Reproduce exactly the run of lines from the one containing "Reproduce this diagram with TikZ." through the one containing "(0,0) rectangle (1000,454);". Pictures do not belong in the copy.

++++++

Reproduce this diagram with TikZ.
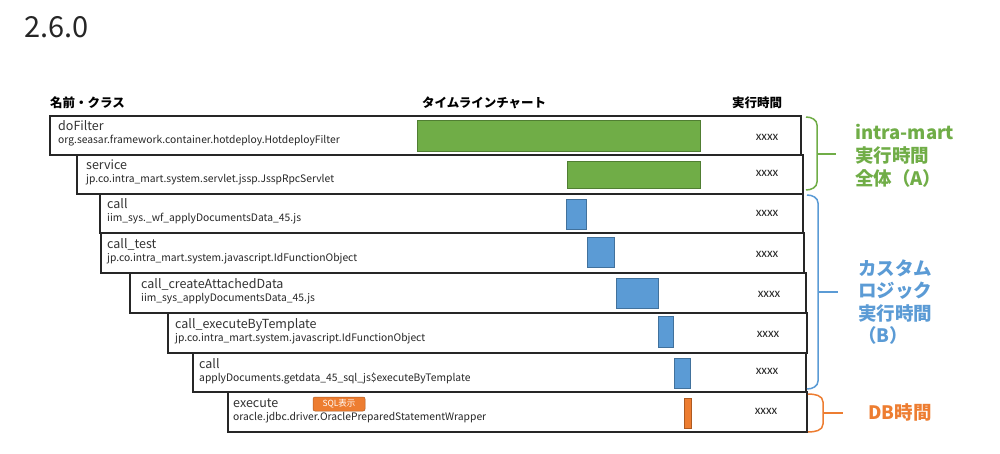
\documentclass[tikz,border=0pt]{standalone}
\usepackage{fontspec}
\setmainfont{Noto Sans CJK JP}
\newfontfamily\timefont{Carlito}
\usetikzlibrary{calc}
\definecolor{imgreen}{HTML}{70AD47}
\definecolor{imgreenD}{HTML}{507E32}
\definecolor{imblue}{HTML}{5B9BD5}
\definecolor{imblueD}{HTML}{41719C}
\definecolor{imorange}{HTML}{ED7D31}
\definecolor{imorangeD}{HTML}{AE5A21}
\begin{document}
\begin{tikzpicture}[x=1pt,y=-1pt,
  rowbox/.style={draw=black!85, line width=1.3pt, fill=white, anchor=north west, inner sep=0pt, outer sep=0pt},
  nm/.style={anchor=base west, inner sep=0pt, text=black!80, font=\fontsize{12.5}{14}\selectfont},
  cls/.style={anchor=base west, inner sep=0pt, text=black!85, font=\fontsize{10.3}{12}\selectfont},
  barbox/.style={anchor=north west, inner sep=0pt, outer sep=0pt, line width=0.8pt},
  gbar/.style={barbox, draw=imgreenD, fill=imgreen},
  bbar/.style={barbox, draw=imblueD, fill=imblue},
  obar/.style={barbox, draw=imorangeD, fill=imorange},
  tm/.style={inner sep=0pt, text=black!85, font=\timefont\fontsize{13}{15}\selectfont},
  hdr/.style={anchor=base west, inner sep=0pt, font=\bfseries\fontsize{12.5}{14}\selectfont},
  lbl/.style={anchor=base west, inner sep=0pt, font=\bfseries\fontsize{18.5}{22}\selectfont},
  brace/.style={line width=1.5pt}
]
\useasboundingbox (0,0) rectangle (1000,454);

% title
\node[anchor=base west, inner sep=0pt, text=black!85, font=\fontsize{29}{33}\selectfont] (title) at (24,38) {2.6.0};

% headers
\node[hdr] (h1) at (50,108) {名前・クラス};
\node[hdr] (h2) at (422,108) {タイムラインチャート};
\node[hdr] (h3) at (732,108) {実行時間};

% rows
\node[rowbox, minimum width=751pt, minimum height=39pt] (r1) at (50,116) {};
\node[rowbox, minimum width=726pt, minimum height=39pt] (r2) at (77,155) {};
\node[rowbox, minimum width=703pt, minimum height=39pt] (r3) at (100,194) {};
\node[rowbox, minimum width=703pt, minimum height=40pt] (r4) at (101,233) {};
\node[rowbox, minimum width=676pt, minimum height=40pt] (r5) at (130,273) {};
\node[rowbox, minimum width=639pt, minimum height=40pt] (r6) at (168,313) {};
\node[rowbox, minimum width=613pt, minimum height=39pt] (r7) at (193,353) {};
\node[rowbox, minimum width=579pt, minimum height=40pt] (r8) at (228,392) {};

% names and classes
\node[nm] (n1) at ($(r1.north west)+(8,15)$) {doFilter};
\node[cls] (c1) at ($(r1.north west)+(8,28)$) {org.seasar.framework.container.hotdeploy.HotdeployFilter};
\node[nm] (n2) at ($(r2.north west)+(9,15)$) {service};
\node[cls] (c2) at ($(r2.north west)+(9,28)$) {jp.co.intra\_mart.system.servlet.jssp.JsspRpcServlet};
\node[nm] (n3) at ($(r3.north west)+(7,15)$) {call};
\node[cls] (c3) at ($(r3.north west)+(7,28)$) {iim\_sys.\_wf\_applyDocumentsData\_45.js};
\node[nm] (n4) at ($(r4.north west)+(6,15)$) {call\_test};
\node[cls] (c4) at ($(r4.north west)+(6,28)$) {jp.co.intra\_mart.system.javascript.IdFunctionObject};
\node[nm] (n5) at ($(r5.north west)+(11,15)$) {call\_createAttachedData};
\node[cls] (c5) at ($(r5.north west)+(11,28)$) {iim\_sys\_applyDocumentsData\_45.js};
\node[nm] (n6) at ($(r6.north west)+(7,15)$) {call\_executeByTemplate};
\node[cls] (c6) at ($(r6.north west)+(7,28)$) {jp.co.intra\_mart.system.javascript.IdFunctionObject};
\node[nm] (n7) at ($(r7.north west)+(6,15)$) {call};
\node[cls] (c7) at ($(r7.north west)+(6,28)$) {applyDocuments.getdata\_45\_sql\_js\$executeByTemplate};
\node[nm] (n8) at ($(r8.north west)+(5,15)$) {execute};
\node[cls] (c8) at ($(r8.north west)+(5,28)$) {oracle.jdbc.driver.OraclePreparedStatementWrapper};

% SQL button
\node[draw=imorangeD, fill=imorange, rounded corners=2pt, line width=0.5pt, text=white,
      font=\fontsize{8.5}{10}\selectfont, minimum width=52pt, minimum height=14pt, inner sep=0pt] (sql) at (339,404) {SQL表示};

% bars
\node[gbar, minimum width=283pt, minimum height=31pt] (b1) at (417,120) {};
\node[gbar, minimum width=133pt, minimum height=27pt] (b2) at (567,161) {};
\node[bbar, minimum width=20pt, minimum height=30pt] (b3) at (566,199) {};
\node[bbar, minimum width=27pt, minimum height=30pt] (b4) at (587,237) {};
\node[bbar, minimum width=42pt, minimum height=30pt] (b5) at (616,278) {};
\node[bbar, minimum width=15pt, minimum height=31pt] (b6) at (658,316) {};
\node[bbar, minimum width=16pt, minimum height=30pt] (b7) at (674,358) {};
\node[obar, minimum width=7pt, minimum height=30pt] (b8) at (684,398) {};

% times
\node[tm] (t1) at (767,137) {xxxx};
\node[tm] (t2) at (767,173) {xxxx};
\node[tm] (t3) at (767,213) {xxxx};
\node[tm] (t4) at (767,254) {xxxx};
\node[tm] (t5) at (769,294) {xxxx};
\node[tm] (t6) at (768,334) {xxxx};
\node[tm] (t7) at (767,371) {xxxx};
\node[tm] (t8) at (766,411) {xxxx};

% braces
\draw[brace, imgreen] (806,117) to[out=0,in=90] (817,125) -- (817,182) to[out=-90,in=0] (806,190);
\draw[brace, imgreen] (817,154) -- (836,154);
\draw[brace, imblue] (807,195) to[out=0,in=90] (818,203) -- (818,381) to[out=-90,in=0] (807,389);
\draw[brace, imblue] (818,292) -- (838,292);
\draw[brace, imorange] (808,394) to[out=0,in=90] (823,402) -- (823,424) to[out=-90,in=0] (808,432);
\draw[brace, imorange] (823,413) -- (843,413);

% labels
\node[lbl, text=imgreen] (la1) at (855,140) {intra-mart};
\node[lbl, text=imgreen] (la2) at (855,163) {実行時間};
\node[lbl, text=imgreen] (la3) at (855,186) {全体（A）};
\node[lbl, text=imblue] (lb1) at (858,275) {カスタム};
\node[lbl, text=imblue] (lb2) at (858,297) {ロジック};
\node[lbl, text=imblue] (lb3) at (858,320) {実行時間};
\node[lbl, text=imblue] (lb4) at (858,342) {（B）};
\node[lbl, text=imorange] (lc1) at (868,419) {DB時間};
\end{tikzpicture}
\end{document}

++++++

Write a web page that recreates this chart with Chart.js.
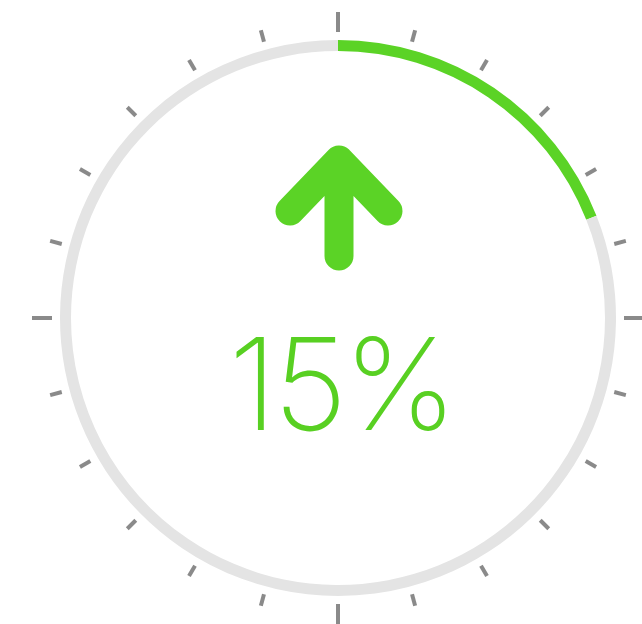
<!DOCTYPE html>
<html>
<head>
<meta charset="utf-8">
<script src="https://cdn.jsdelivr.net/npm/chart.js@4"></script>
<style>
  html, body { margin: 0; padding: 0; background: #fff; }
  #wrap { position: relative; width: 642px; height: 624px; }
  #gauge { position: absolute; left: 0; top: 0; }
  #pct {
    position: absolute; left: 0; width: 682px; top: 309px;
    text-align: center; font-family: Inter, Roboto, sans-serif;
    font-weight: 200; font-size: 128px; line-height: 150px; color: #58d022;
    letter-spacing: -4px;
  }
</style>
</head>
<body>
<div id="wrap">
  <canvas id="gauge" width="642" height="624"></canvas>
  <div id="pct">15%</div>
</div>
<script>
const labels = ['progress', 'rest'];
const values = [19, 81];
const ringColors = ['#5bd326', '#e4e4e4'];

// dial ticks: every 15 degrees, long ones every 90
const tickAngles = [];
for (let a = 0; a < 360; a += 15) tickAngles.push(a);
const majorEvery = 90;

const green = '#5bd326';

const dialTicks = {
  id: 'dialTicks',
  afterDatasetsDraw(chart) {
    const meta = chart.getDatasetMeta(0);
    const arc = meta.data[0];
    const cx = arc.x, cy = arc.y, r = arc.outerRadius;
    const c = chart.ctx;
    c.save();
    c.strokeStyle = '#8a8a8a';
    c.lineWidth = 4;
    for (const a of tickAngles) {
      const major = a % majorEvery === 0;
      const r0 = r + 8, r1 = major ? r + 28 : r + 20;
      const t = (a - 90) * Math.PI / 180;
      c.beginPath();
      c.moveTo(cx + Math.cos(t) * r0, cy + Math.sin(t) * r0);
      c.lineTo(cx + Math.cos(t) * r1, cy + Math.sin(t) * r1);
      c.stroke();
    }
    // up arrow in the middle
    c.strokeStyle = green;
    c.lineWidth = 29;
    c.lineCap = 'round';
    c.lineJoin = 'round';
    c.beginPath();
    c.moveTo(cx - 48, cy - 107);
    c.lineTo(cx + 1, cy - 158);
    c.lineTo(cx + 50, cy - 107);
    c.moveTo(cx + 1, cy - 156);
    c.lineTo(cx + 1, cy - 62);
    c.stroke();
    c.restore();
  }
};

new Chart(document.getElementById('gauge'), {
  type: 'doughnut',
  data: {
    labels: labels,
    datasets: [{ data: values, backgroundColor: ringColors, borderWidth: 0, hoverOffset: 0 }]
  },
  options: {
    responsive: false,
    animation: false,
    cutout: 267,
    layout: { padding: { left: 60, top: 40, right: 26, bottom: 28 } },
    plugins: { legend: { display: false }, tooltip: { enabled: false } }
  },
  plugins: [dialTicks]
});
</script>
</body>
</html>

++++++

- [Answer to this task]:
Reproduce this diagram with TikZ.
\documentclass[tikz,border=0pt]{standalone}
\usepackage{fontspec}
\setmainfont{Noto Sans CJK JP}
\newfontfamily\timefont{Carlito}
\usetikzlibrary{calc}
\definecolor{imgreen}{HTML}{70AD47}
\definecolor{imgreenD}{HTML}{507E32}
\definecolor{imblue}{HTML}{5B9BD5}
\definecolor{imblueD}{HTML}{41719C}
\definecolor{imorange}{HTML}{ED7D31}
\definecolor{imorangeD}{HTML}{AE5A21}
\begin{document}
\begin{tikzpicture}[x=1pt,y=-1pt,
  rowbox/.style={draw=black!85, line width=1.3pt, fill=white, anchor=north west, inner sep=0pt, outer sep=0pt},
  nm/.style={anchor=base west, inner sep=0pt, text=black!80, font=\fontsize{12.5}{14}\selectfont},
  cls/.style={anchor=base west, inner sep=0pt, text=black!85, font=\fontsize{10.3}{12}\selectfont},
  barbox/.style={anchor=north west, inner sep=0pt, outer sep=0pt, line width=0.8pt},
  gbar/.style={barbox, draw=imgreenD, fill=imgreen},
  bbar/.style={barbox, draw=imblueD, fill=imblue},
  obar/.style={barbox, draw=imorangeD, fill=imorange},
  tm/.style={inner sep=0pt, text=black!85, font=\timefont\fontsize{13}{15}\selectfont},
  hdr/.style={anchor=base west, inner sep=0pt, font=\bfseries\fontsize{12.5}{14}\selectfont},
  lbl/.style={anchor=base west, inner sep=0pt, font=\bfseries\fontsize{18.5}{22}\selectfont},
  brace/.style={line width=1.5pt}
]
\useasboundingbox (0,0) rectangle (1000,454);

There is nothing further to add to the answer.